→ Task brief: Leave the pictures out, and output exactly the lines from the one containing "Write a Python" through the one containing "pw, ph = W - L - R, H - T - B".

→ Raw records:
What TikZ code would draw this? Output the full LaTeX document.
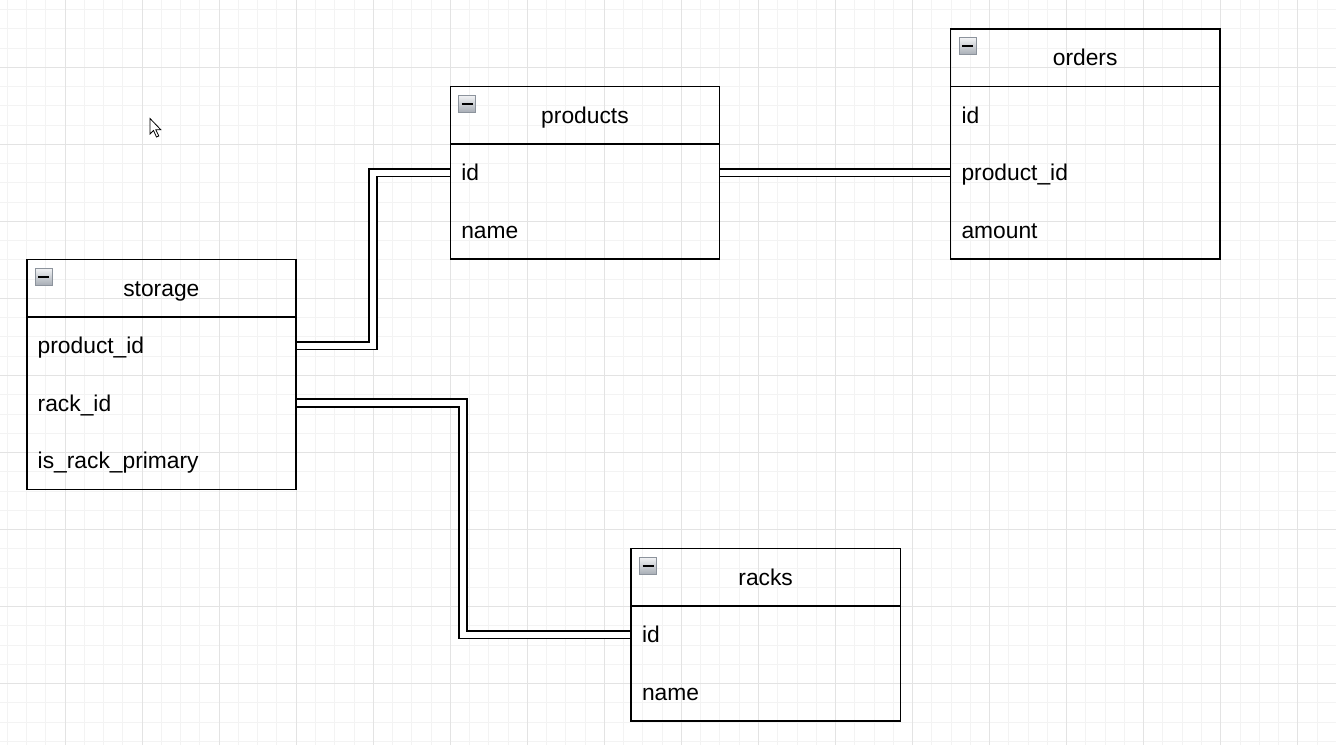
* * *
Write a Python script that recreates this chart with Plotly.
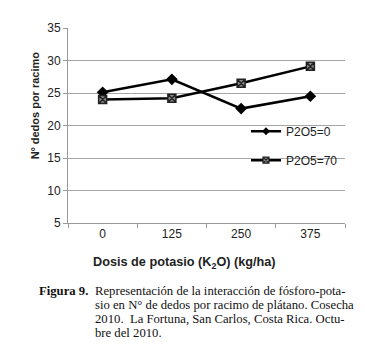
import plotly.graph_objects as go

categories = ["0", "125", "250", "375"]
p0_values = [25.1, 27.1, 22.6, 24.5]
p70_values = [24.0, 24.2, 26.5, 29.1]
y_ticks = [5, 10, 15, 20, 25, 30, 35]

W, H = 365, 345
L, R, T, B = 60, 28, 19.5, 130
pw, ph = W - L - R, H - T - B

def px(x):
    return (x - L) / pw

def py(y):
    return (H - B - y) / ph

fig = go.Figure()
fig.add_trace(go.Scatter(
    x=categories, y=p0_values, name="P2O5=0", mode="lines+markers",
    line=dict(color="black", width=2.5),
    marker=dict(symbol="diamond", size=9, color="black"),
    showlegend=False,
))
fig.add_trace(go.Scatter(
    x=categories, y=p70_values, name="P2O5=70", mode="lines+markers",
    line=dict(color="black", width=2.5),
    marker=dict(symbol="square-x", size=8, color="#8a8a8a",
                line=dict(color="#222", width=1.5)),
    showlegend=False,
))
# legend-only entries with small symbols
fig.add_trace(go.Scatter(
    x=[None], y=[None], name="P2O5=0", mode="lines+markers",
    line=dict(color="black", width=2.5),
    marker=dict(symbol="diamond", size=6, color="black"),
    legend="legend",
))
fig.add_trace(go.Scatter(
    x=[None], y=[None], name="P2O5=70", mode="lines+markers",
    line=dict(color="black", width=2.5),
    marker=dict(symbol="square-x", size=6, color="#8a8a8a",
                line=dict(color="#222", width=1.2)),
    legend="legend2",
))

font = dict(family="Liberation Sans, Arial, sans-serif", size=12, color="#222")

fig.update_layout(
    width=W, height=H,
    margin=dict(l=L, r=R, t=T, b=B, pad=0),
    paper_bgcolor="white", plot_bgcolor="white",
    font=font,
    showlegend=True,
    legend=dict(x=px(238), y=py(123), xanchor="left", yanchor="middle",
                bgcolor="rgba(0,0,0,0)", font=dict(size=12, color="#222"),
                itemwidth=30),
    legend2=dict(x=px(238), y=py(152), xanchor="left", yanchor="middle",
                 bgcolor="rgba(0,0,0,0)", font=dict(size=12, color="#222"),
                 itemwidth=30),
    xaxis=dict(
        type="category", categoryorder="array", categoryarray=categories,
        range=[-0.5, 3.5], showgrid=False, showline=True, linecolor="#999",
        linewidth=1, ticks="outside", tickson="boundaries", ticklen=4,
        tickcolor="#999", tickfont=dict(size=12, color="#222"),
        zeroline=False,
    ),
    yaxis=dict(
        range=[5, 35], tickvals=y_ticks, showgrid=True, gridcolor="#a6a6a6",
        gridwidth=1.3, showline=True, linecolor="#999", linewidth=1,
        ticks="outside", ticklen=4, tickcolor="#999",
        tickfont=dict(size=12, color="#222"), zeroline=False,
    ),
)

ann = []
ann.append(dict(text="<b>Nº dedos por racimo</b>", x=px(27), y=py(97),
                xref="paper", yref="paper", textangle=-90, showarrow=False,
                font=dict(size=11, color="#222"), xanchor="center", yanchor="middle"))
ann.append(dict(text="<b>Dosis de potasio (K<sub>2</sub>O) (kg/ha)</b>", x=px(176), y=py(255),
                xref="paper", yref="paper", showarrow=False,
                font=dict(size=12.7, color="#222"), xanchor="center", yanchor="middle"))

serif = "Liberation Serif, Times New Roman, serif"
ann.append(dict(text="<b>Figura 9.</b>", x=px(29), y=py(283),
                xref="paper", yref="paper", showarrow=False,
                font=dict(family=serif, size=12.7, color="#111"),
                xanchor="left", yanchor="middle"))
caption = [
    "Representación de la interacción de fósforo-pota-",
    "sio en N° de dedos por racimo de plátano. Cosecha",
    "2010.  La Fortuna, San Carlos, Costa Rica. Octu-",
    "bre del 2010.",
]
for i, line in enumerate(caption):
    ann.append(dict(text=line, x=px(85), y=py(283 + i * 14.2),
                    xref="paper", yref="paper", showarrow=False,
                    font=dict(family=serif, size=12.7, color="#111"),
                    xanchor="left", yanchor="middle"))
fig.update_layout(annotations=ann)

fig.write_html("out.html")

→ Task response:
Write a Python script that recreates this chart with Plotly.
import plotly.graph_objects as go

categories = ["0", "125", "250", "375"]
p0_values = [25.1, 27.1, 22.6, 24.5]
p70_values = [24.0, 24.2, 26.5, 29.1]
y_ticks = [5, 10, 15, 20, 25, 30, 35]

W, H = 365, 345
L, R, T, B = 60, 28, 19.5, 130
pw, ph = W - L - R, H - T - B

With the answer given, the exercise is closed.